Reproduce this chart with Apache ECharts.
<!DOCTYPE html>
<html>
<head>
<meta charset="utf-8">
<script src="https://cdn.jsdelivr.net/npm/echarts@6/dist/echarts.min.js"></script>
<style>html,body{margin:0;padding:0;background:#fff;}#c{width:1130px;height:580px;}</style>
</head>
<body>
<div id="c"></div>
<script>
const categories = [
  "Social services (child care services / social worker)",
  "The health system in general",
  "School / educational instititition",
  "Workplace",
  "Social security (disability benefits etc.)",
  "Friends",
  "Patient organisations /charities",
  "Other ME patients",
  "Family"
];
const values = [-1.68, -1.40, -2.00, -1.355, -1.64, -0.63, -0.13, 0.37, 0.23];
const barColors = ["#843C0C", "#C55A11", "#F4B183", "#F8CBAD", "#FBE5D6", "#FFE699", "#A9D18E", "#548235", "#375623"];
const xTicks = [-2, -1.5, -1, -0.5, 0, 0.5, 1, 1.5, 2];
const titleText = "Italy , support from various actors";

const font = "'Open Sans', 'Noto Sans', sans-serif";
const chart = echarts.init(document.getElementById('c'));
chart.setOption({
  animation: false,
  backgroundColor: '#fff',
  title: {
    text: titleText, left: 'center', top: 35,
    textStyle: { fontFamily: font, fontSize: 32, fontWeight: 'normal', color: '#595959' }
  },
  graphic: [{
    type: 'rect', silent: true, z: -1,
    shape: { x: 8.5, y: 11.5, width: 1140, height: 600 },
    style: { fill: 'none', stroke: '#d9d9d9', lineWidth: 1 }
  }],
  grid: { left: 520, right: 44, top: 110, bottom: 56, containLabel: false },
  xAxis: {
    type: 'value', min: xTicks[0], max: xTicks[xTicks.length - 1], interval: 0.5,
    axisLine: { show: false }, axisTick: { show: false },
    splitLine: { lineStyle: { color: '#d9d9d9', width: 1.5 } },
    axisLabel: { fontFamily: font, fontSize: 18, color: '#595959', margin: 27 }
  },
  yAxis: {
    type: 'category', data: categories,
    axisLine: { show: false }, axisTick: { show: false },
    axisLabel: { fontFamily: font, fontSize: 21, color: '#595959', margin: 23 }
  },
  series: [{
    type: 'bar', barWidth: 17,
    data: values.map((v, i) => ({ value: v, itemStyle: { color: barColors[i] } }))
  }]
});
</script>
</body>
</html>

◇ ◇ ◇ ◇ ◇

Return every line exactly.

Reproduce this chart with Apache ECharts.
<!DOCTYPE html>
<html>
<head>
<meta charset="utf-8">
<script src="https://cdn.jsdelivr.net/npm/echarts@6/dist/echarts.min.js"></script>
<style>html,body{margin:0;padding:0;background:#fff;}#c{width:1130px;height:580px;}</style>
</head>
<body>
<div id="c"></div>
<script>
const categories = [
  "Social services (child care services / social worker)",
  "The health system in general",
  "School / educational instititition",
  "Workplace",
  "Social security (disability benefits etc.)",
  "Friends",
  "Patient organisations /charities",
  "Other ME patients",
  "Family"
];
const values = [-1.68, -1.40, -2.00, -1.355, -1.64, -0.63, -0.13, 0.37, 0.23];
const barColors = ["#843C0C", "#C55A11", "#F4B183", "#F8CBAD", "#FBE5D6", "#FFE699", "#A9D18E", "#548235", "#375623"];
const xTicks = [-2, -1.5, -1, -0.5, 0, 0.5, 1, 1.5, 2];
const titleText = "Italy , support from various actors";

const font = "'Open Sans', 'Noto Sans', sans-serif";
const chart = echarts.init(document.getElementById('c'));
chart.setOption({
  animation: false,
  backgroundColor: '#fff',
  title: {
    text: titleText, left: 'center', top: 35,
    textStyle: { fontFamily: font, fontSize: 32, fontWeight: 'normal', color: '#595959' }
  },
  graphic: [{
    type: 'rect', silent: true, z: -1,
    shape: { x: 8.5, y: 11.5, width: 1140, height: 600 },
    style: { fill: 'none', stroke: '#d9d9d9', lineWidth: 1 }
  }],
  grid: { left: 520, right: 44, top: 110, bottom: 56, containLabel: false },
  xAxis: {
    type: 'value', min: xTicks[0], max: xTicks[xTicks.length - 1], interval: 0.5,
    axisLine: { show: false }, axisTick: { show: false },
    splitLine: { lineStyle: { color: '#d9d9d9', width: 1.5 } },
    axisLabel: { fontFamily: font, fontSize: 18, color: '#595959', margin: 27 }
  },
  yAxis: {
    type: 'category', data: categories,
    axisLine: { show: false }, axisTick: { show: false },
    axisLabel: { fontFamily: font, fontSize: 21, color: '#595959', margin: 23 }
  },
  series: [{
    type: 'bar', barWidth: 17,
    data: values.map((v, i) => ({ value: v, itemStyle: { color: barColors[i] } }))
  }]
});
</script>
</body>
</html>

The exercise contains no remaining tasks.